The Central Bank of Nigeria (CBN) has announced an expansion of its non-oil export rebate scheme to include more sectors, aiming to increase dollar inflows in the face of declining oil production.
The updated scheme will provide naira incentives to exporters of primary goods or raw materials that repatriate dollars, encouraging them to export more.
According to a CBN statement, the new scheme, effective retroactively from April 1, 2023, amends the initial scheme introduced last year, which applied only to exporters of finished and semi-finished goods.
Under the revised scheme, raw material exporters will receive N25 per dollar of repatriated export earnings, while processed item exporters will get N65 per dollar.
CBN Governor Godwin Emefiele recently highlighted the progress of the export rebate regime under the ‘Race to $200 billion (RT 200)’ program.
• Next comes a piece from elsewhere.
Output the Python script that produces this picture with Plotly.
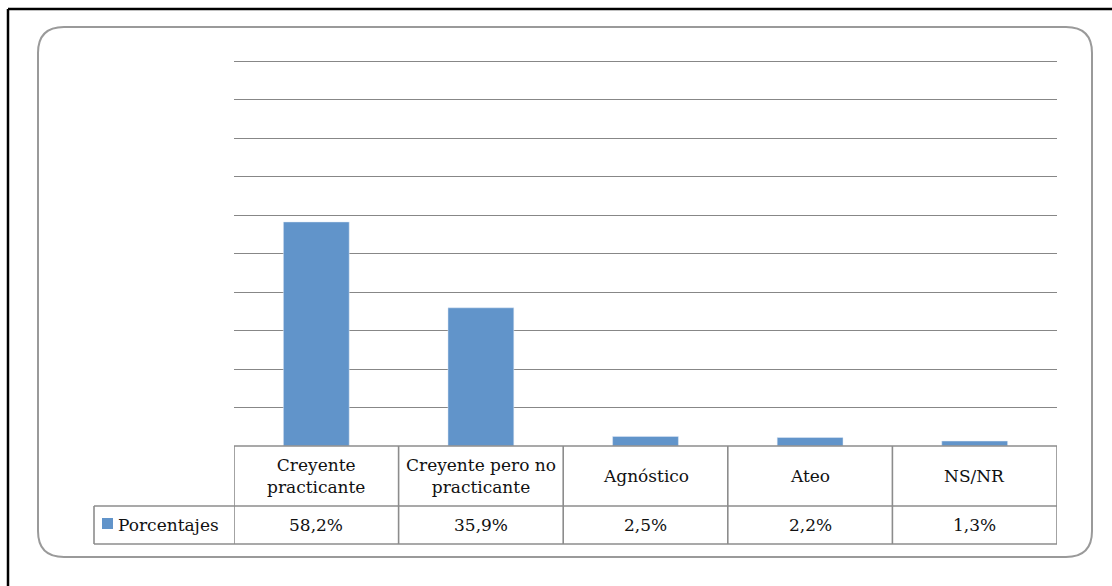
import plotly.graph_objects as go

categorias = ["Creyente<br>practicante", "Creyente pero no<br>practicante", "Agnóstico", "Ateo", "NS/NR"]
porcentajes = [58.2, 35.9, 2.5, 2.2, 1.3]
etiquetas = ["58,2%", "35,9%", "2,5%", "2,2%", "1,3%"]
serie = "Porcentajes"

W, H = 1112, 586
BAR = "#6194CA"
GRID = "#878787"
LINE = "#8C8C8C"
FONT = dict(family="DejaVu Serif", size=17, color="#111")

# plot area in pixels: y=0 at 446px, y=100 at 61px
Y_MAX = 101
PX_PER_UNIT = (446 - 61) / 100


def px(x):
    return x / W


def py(y):
    return 1 - y / H


fig = go.Figure()
xs = list(range(len(categorias)))
fig.add_trace(go.Bar(x=xs, y=porcentajes, marker_color=BAR, width=0.4, name=serie))

shapes = []
# outer black frame (top and left only)
shapes.append(dict(type="line", xref="paper", yref="paper", x0=px(8), x1=1, y0=py(9), y1=py(9),
                   line=dict(color="black", width=2.5)))
shapes.append(dict(type="line", xref="paper", yref="paper", x0=px(8), x1=px(8), y0=py(9), y1=0,
                   line=dict(color="black", width=2.5)))

# rounded chart area
l, t, r, b, rad = 38, 27, 1092, 557, 26
path = (f"M {px(l + rad)},{py(t)} L {px(r - rad)},{py(t)} Q {px(r)},{py(t)} {px(r)},{py(t + rad)} "
        f"L {px(r)},{py(b - rad)} Q {px(r)},{py(b)} {px(r - rad)},{py(b)} "
        f"L {px(l + rad)},{py(b)} Q {px(l)},{py(b)} {px(l)},{py(b - rad)} "
        f"L {px(l)},{py(t + rad)} Q {px(l)},{py(t)} {px(l + rad)},{py(t)} Z")
shapes.append(dict(type="path", xref="paper", yref="paper", path=path,
                   line=dict(color="#9A9A9A", width=2)))

# data table
y_top, y_mid, y_bot = py(446), py(506), py(544)
x_first, x_last = -0.5, len(categorias) - 0.5
tl = dict(color=LINE, width=1.6)
shapes.append(dict(type="line", xref="x", yref="paper", x0=x_first, x1=x_last, y0=y_top, y1=y_top, line=tl))
for yy in (y_mid, y_bot):
    shapes.append(dict(type="line", xref="paper", yref="paper", x0=px(94), x1=px(1057), y0=yy, y1=yy, line=tl))
shapes.append(dict(type="line", xref="paper", yref="paper", x0=px(94), x1=px(94), y0=y_mid, y1=y_bot, line=tl))
for i in range(len(categorias) + 1):
    shapes.append(dict(type="line", xref="x", yref="paper", x0=i - 0.5, x1=i - 0.5,
                       y0=y_top, y1=y_bot, line=tl))
# legend key
shapes.append(dict(type="rect", xref="paper", yref="paper", x0=px(102), x1=px(113), y0=py(529), y1=py(518),
                   fillcolor=BAR, line=dict(width=0)))

annotations = []
for i, (c, e) in enumerate(zip(categorias, etiquetas)):
    annotations.append(dict(x=i, y=py(476), xref="x", yref="paper", text=c, showarrow=False,
                            font=FONT, align="center", yanchor="middle"))
    annotations.append(dict(x=i, y=py(525), xref="x", yref="paper", text=e, showarrow=False,
                            font=FONT, yanchor="middle"))
annotations.append(dict(x=px(116), y=py(525), xref="paper", yref="paper", text=serie, showarrow=False,
                        font=FONT, xanchor="left", yanchor="middle"))

fig.update_layout(
    width=W, height=H,
    margin=dict(l=0, r=0, t=0, b=0),
    paper_bgcolor="white", plot_bgcolor="white",
    showlegend=False,
    xaxis=dict(domain=[px(234), px(1057)], range=[-0.5, len(categorias) - 0.5],
               showticklabels=False, showgrid=False, zeroline=False, showline=False, ticks=""),
    yaxis=dict(domain=[py(446), py(446 - Y_MAX * PX_PER_UNIT)], range=[0, Y_MAX], tick0=0, dtick=10,
               showticklabels=False, showgrid=True, gridcolor=GRID, gridwidth=1.4,
               zeroline=False, showline=False, ticks=""),
    shapes=shapes,
    annotations=annotations,
)

fig.write_html("out.html", config={"displayModeBar": False},
               post_script="document.body.style.margin='0';")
Data reveals that repatriation due to the program increased by 40% from $3.0 billion in 2021 to $5.6 billion by the end of 2022.
In 2022, the CBN collaborated with commercial banks to incentivize exporters to repatriate their earnings, countering declining dollar inflows caused by low oil production and foreign investors avoiding the country’s restrictions on dollar outflows and multiple exchange rates.
Export Incentive Expansion: A Necessity for Nigeria’s Economy
The Central Bank of Nigeria’s decision to expand its non-oil export rebate scheme is a much-needed move for its economy.
With oil production dwindling and foreign investors shying away from Nigeria’s restrictive dollar outflow policies and multiple exchange rates, the nation must find alternative sources of foreign exchange.
The expanded scheme, which now includes exporters of primary goods and raw materials, has the potential to increase exports and, consequently, dollar inflows.
This is a proactive measure to diversify the economy and reduce reliance on oil revenues.
However, merely expanding the export rebate scheme is not enough.
The government and CBN must also address other challenges the export sectors face, such as inadequate infrastructure, lack of access to affordable credit, and bureaucratic bottlenecks.
Addressing these issues will enable a more conducive environment for exporters to thrive, ultimately boosting the nation’s economy.
The government must support and invest in non-oil sectors, especially agriculture and solid minerals, to facilitate export growth.
By doing so, Nigeria can build a more resilient and diversified economy less susceptible to the oil market’s volatility.
Did you know?
- Nigeria is the largest economy in Africa, with a GDP of $514 billion in 2021.
- The non-oil sector contributed about 91% to Nigeria’s GDP in 2021, while the oil sector contributed around 9%.
- Agriculture is the largest non-oil sector in Nigeria, accounting for about 23% of the country’s GDP.